Michael Chabon has created an inspired setting for one of the most noir books I’ve read in a long time. Picture this: instead of Palestine, the Zionist movement ended up in Sitka, Alaska, in a temporary arrangement with the US government. After the Holocaust and disastrous declaration of the State of Israel, Jewish refugees were shipped North, where the nascent Jewish homeland became a hotbed of political activism, Jewish-Native race riots, crime, and religious fervor. In Chabon’s alternate history, the clock is about to run out on that temporary arrangement, and the Jews who have no place to go are waiting out their fates.
At the center of the story is Meyer Landsman – disgraced cop, divorced husband, alcoholic, potential suicide – who takes on his last case only because the victim was murdered in the flophouse that has become Landsman’s all-but-actual grave. When the victim turns out to be a junkie with powerful connections, the mystery takes off. Despite the deadline for the handover, at which time all open cases will be tossed out, Landsman and his partner, a half-Jewish/half-Tlingit cousin, set out to solve it.

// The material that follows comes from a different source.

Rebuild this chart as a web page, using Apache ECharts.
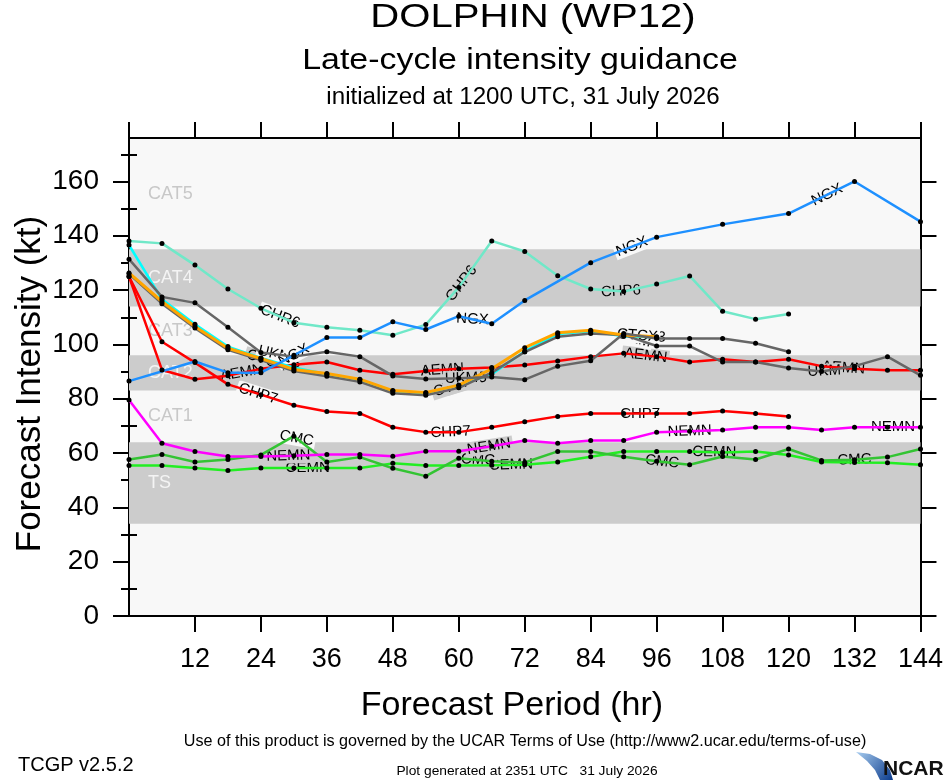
<!DOCTYPE html>
<html>
<head>
<meta charset="utf-8">
<script src="https://cdn.jsdelivr.net/npm/echarts@6/dist/echarts.min.js"></script>
<style>
  html, body { margin: 0; padding: 0; background: #fff; }
  #chart { width: 946px; height: 780px; }
</style>
</head>
<body>
<div id="chart"></div>
<script>
// forecast intensity (kt) per model, [hour, kt]
var cemn = [[0,55.4],[6,55.4],[12,54.5],[18,53.6],[24,54.5],[30,54.5],[36,54.5],[42,54.5],[48,56.2],[54,55.4],[60,55.4],[66,55.5],[72,55.7],[78,56.7],[84,58.6],[90,60.6],[96,60.6],[102,60.6],[108,60.2],[114,60.6],[120,59.3],[126,56.7],[132,56.5],[138,56.4],[144,55.7]];
var cmc = [[0,57.6],[6,59.5],[12,56.7],[18,57.6],[24,59.3],[30,66.2],[36,56.7],[42,58.5],[48,54.4],[54,51.5],[60,58.1],[66,57],[72,56.5],[78,60.6],[84,60.6],[90,58.6],[96,57],[102,55.7],[108,58.7],[114,57.6],[120,61.5],[126,57.3],[132,57.5],[138,58.5],[144,61.5]];
var nemn = [[0,79.5],[6,63.6],[12,60.6],[18,58.7],[24,58.7],[30,59],[36,59.5],[42,59.5],[48,58.8],[54,60.7],[60,60.7],[66,62.5],[72,64.6],[78,63.6],[84,64.6],[90,64.6],[96,67.7],[102,68],[108,68.5],[114,69.5],[120,69.5],[126,68.5],[132,69.5],[138,69.5],[144,69.5]];
var chp7 = [[0,125],[6,101],[12,93.3],[18,85.3],[24,81.5],[30,77.6],[36,75.3],[42,74.6],[48,69.5],[54,67.7],[60,67.7],[66,69.5],[72,71.5],[78,73.5],[84,74.6],[90,74.6],[96,74.6],[102,74.6],[108,75.5],[114,74.6],[120,73.5]];
var aemn = [[0,125],[6,90.6],[12,87.2],[18,88.5],[24,91],[30,92.5],[36,93.5],[42,90.5],[48,89],[54,90.2],[60,91],[66,91.5],[72,92.4],[78,93.9],[84,95.5],[90,96.7],[96,95.5],[102,93.5],[108,94.5],[114,93.5],[120,94.5],[126,92],[132,91],[138,90.5],[144,90.5]];
var chp3 = [[0,136.6],[6,116.6],[12,107.4],[18,99.2],[24,95],[30,91.5],[36,89],[42,87],[48,82.8],[54,82],[60,85],[66,89],[72,97.5],[78,103.8],[84,104.8],[90,103],[96,102.6]];
var ukx = [[0,126],[6,115],[12,106],[18,98],[24,94.2],[30,90.2],[36,88.3],[42,86.2],[48,82],[54,81.3],[60,84],[66,89.6],[72,97.2],[78,102.8],[84,104],[90,103.5],[96,99.4],[102,99.4],[108,93.5],[114,93.5],[120,91.3],[126,90],[132,92],[138,95.5],[144,88.6]];
var ctcx = [[0,126.3],[6,115.8],[12,106.6],[18,98.6],[24,94.8],[30,90.8],[36,89.3],[42,87.2],[48,83],[54,82.3],[60,85],[66,91],[72,98.8],[78,104.3],[84,105.2],[90,103.5],[96,102.8]];
var ukm = [[0,131.4],[6,117.5],[12,115.3],[18,106.3],[24,97],[30,95.5],[36,97.3],[42,95.5],[48,88.4],[54,87.3],[60,87.5],[66,88],[72,87],[78,92],[84,94],[90,104],[96,102.2],[102,102.2],[108,102.2],[114,100.4],[120,97.3]];
var chp6 = [[0,138.1],[6,137.2],[12,129.2],[18,120.4],[24,113.3],[30,108],[36,106.3],[42,105.2],[48,103.4],[54,107.3],[60,121],[66,138.1],[72,134.2],[78,125.3],[84,120.4],[90,119.5],[96,122.2],[102,125.2],[108,112.2],[114,109.3],[120,111.2]];
var ngx = [[0,86.5],[12,93.7],[18,89.6],[24,89.6],[30,96],[36,102.5],[42,102.5],[48,108.3],[54,105.5],[60,110.4],[66,107.6],[72,116.2],[84,130.1],[96,139.5],[108,144.2],[120,148.2],[132,160],[144,145.2]];

// hour at which each line label sits
var cemnLabelAt = [32.5, 69.5, 106.5];
var cmcLabelAt = [30.5, 63.5, 97, 132];
var nemnLabelAt = [29, 65.5, 102, 139];
var chp7LabelAt = [23.5, 58.5, 93];
var aemnLabelAt = [20.5, 57, 94, 130];
var chp3LabelAt = [27.5, 61.5, 94];
var ukxLabelAt = [92, 126.5];
var ctcxLabelAt = [25, 59, 92.5];
var ukmLabelAt = [26.5, 60.5];
var chp6LabelAt = [27.5, 60.5, 89.5];
var chp6LabelText = ['CHR6', 'GHP6', 'CHP6'];
var ngxLabelAt = [30, 62.5, 91.5, 127];

// intensity categories
var catNames = ['TS', 'CAT1', 'CAT2', 'CAT3', 'CAT4', 'CAT5'];
var catLow = [34, 64, 83, 96, 114, 135];
var catHigh = [64, 83, 96, 114, 135, 176];
var catShaded = [true, false, true, false, true, false];

var yMajor = [0, 20, 40, 60, 80, 100, 120, 140, 160];
var yMinor = [10, 30, 50, 70, 90, 110, 130, 150, 170];

var FONT = '"Liberation Sans", Helvetica, Arial, sans-serif';
var PLOT_BG = '#f8f8f8';
var BAND = '#cccccc';

function valueAt(data, h) {
    if (h <= data[0][0]) return data[0][1];
    for (var i = 0; i < data.length - 1; i++) {
        var a = data[i], b = data[i + 1];
        if (h >= a[0] && h <= b[0]) {
            return a[1] + (b[1] - a[1]) * (h - a[0]) / (b[0] - a[0]);
        }
    }
    return data[data.length - 1][1];
}

function bandColor(v) {
    for (var i = 0; i < catNames.length; i++) {
        if (catShaded[i] && v >= catLow[i] && v < catHigh[i]) return BAND;
    }
    return PLOT_BG;
}

var models = [
    {name: 'CEMN', color: '#22ee22', width: 2.5, data: cemn, at: cemnLabelAt},
    {name: 'CMC', color: '#33c433', width: 2.5, data: cmc, at: cmcLabelAt},
    {name: 'NEMN', color: '#ff00ff', width: 2.5, data: nemn, at: nemnLabelAt},
    {name: 'CHP7', color: '#ff0000', width: 2.5, data: chp7, at: chp7LabelAt},
    {name: 'AEMN', color: '#ff0000', width: 2.5, data: aemn, at: aemnLabelAt},
    {name: 'CHP3', color: '#00ffff', width: 2.5, data: chp3, at: chp3LabelAt},
    {name: 'UKM', color: '#666666', width: 2.5, data: ukx, at: ukxLabelAt},
    {name: 'CTCX', color: '#ffa500', width: 3, data: ctcx, at: ctcxLabelAt},
    {name: 'UKM', color: '#666666', width: 2.5, data: ukm, at: ukmLabelAt},
    {name: 'CHP6', color: '#70e8c8', width: 2.5, data: chp6, at: chp6LabelAt, texts: chp6LabelText},
    {name: 'NGX', color: '#1e90ff', width: 2.5, data: ngx, at: ngxLabelAt}
];

var series = [];

// category bands
var areas = [];
for (var i = 0; i < catNames.length; i++) {
    areas.push([
        {
            yAxis: catLow[i],
            name: catNames[i],
            itemStyle: {color: catShaded[i] ? BAND : 'rgba(0,0,0,0)'},
            label: {color: catShaded[i] ? '#f4f4f4' : '#c8c8c8'}
        },
        {yAxis: catHigh[i]}
    ]);
}
series.push({
    type: 'line',
    data: [],
    z: 1,
    silent: true,
    markArea: {
        silent: true,
        label: {
            show: true,
            position: 'insideLeft',
            distance: 19,
            fontSize: 18,
            fontFamily: FONT
        },
        data: areas
    }
});

models.forEach(function (m) {
    series.push({
        name: m.name,
        type: 'line',
        data: m.data,
        symbol: 'circle',
        symbolSize: 5,
        showAllSymbol: true,
        itemStyle: {color: '#000'},
        lineStyle: {color: m.color, width: m.width},
        silent: true
    });

    var items = [], texts = [], bgs = [];
    m.at.forEach(function (h, k) {
        var v = valueAt(m.data, h);
        var h1 = Math.max(m.data[0][0], h - 4);
        var h2 = Math.min(m.data[m.data.length - 1][0], h + 4);
        items.push([h, v, h1, valueAt(m.data, h1), h2, valueAt(m.data, h2)]);
        texts.push(m.texts ? m.texts[k] : m.name);
        bgs.push(bandColor(v));
    });
    series.push({
        type: 'custom',
        data: items,
        silent: true,
        clip: false,
        renderItem: function (params, api) {
            var p = api.coord([api.value(0), api.value(1)]);
            var a = api.coord([api.value(2), api.value(3)]);
            var b = api.coord([api.value(4), api.value(5)]);
            return {
                type: 'text',
                x: p[0],
                y: p[1],
                rotation: Math.atan2(a[1] - b[1], b[0] - a[0]),
                style: {
                    text: texts[params.dataIndex],
                    font: '15px ' + FONT,
                    fill: '#000',
                    align: 'center',
                    verticalAlign: 'middle',
                    backgroundColor: bgs[params.dataIndex],
                    padding: [0, 2]
                }
            };
        }
    });
});

var axisLine = {show: true, onZero: false, lineStyle: {color: '#000', width: 2}};
var tickStyle = {color: '#000', width: 2};

var option = {
    animation: false,
    backgroundColor: '#fff',
    grid: {
        left: 129, right: 23, top: 138, bottom: 164,
        show: true, backgroundColor: PLOT_BG, borderWidth: 0
    },
    xAxis: [
        {
            type: 'value', min: 0, max: 144, interval: 12, position: 'bottom',
            axisLine: axisLine,
            axisTick: {show: true, length: 16, lineStyle: tickStyle},
            axisLabel: {showMinLabel: false, fontSize: 27, color: '#000', fontFamily: FONT, margin: 30},
            splitLine: {show: false}
        },
        {
            type: 'value', min: 0, max: 144, interval: 12, position: 'top',
            axisLine: axisLine,
            axisTick: {show: true, length: 16, lineStyle: tickStyle},
            axisLabel: {show: false},
            splitLine: {show: false}
        }
    ],
    yAxis: [
        {
            type: 'value', min: 0, max: 176, position: 'left',
            axisLine: axisLine,
            axisTick: {show: true, length: 16, lineStyle: tickStyle, customValues: yMajor},
            axisLabel: {fontSize: 28, color: '#000', fontFamily: FONT, margin: 30, customValues: yMajor},
            splitLine: {show: false}
        },
        {
            type: 'value', min: 0, max: 176, position: 'left',
            axisLine: {show: false},
            axisTick: {show: true, length: 8, lineStyle: tickStyle, customValues: yMinor},
            axisLabel: {show: false},
            splitLine: {show: false}
        },
        {
            type: 'value', min: 0, max: 176, position: 'right',
            axisLine: axisLine,
            axisTick: {show: true, length: 16, lineStyle: tickStyle, customValues: yMajor},
            axisLabel: {show: false},
            splitLine: {show: false}
        },
        {
            type: 'value', min: 0, max: 176, position: 'right',
            axisLine: {show: false},
            axisTick: {show: true, length: 8, lineStyle: tickStyle, customValues: yMinor},
            axisLabel: {show: false},
            splitLine: {show: false}
        }
    ],
    graphic: [
        {type: 'text', x: 533, y: 18, scaleX: 1.18, style: {text: 'DOLPHIN (WP12)', font: '34px ' + FONT, fill: '#000', align: 'center', verticalAlign: 'middle'}},
        {type: 'text', x: 520, y: 61, scaleX: 1.17, style: {text: 'Late-cycle intensity guidance', font: '29px ' + FONT, fill: '#000', align: 'center', verticalAlign: 'middle'}},
        {type: 'text', x: 523, y: 98, scaleX: 1.05, style: {text: 'initialized at 1200 UTC, 31 July 2026', font: '23px ' + FONT, fill: '#000', align: 'center', verticalAlign: 'middle'}},
        {type: 'text', x: 512, y: 706, style: {text: 'Forecast Period (hr)', font: '34px ' + FONT, fill: '#000', align: 'center', verticalAlign: 'middle'}},
        {type: 'text', x: 30, y: 384, rotation: Math.PI / 2, style: {text: 'Forecast Intensity (kt)', font: '35px ' + FONT, fill: '#000', align: 'center', verticalAlign: 'middle'}},
        {type: 'text', x: 525, y: 742, scaleX: 1.01, style: {text: 'Use of this product is governed by the UCAR Terms of Use (http://www2.ucar.edu/terms-of-use)', font: '16px ' + FONT, fill: '#000', align: 'center', verticalAlign: 'middle'}},
        {type: 'text', x: 18, y: 765, style: {text: 'TCGP v2.5.2', font: '20px ' + FONT, fill: '#000', align: 'left', verticalAlign: 'middle'}},
        {type: 'text', x: 527, y: 771, scaleX: 1.06, style: {text: 'Plot generated at 2351 UTC   31 July 2026', font: '13px ' + FONT, fill: '#000', align: 'center', verticalAlign: 'middle'}},
        {
            type: 'polygon',
            shape: {points: [[856, 752], [870, 754], [882, 760], [890, 770], [893, 780], [880, 780], [875, 770], [867, 761]]},
            style: {
                fill: new echarts.graphic.LinearGradient(0, 0, 1, 1, [
                    {offset: 0, color: '#a8cdf0'},
                    {offset: 1, color: '#0a3a8c'}
                ])
            }
        },
        {type: 'text', x: 883, y: 769, style: {text: 'NCAR', font: 'bold 21px ' + FONT, fill: '#111', align: 'left', verticalAlign: 'middle'}}
    ],
    series: series
};

var myChart = echarts.init(document.getElementById('chart'));
myChart.setOption(option);
</script>
</body>
</html>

Suffice it to say, the resolution of the mystery takes them in unexpected directions, but the mystery isn’t the wonder of this book. The sheer risk that Chabon takes to set up a thoroughly believable history is astonishing; the imagined world the Alaska Jews create is peopled with singular sights and sounds; the language a delight to roll off your tongue as you read it. Landsman is a thoroughly developed character, but even the most minor characters stand out as if we’d seen them standing on the street only half an hour before.
The Yiddish Policemen’s Union is one of the most remarkable books I’ve read in 2007. Mazel tov, Mr. Chabon!


Hey, you has a huge library book collection . salute!
I enjoy all of your posts.
Thank you.
Hearing all this talk of the new Chabon release makes me a little sad…
A year ago, I would have been thrilled and no doubt attended his book signing. He’s been my favorite author since I first read his debut novel THE MYSTERIES OF PITTSBURGH back in the early 90s.
But I can no longer support the work of an author who has no regard for the story and characters that put him on the literary map.
In case you haven’t heard, there’s a film version of MOP coming out later this year… Written and directed by the guy who brought us DODGEBALL, in which he’s CHANGED 85% of Chabon’s original story.
And the sad part is… Michael Chabon himself APPROVED of the script! WHY would he do this? I can only think of one possible answer: $$
If you are a Chabon fan, esp MOP, I suggest you do NOT see this movie. You will be sadly disappointed at the COMPLETE removal of the gay character, Arthur Lecomte, and the fabrication of a romantic love triangle between Art Bechstein, Jane Bellwether, and a bi-sexual Cleveland Arning. And really, what is MOP without the presence of Phlox Lombardi? Alas, she’s barely in it.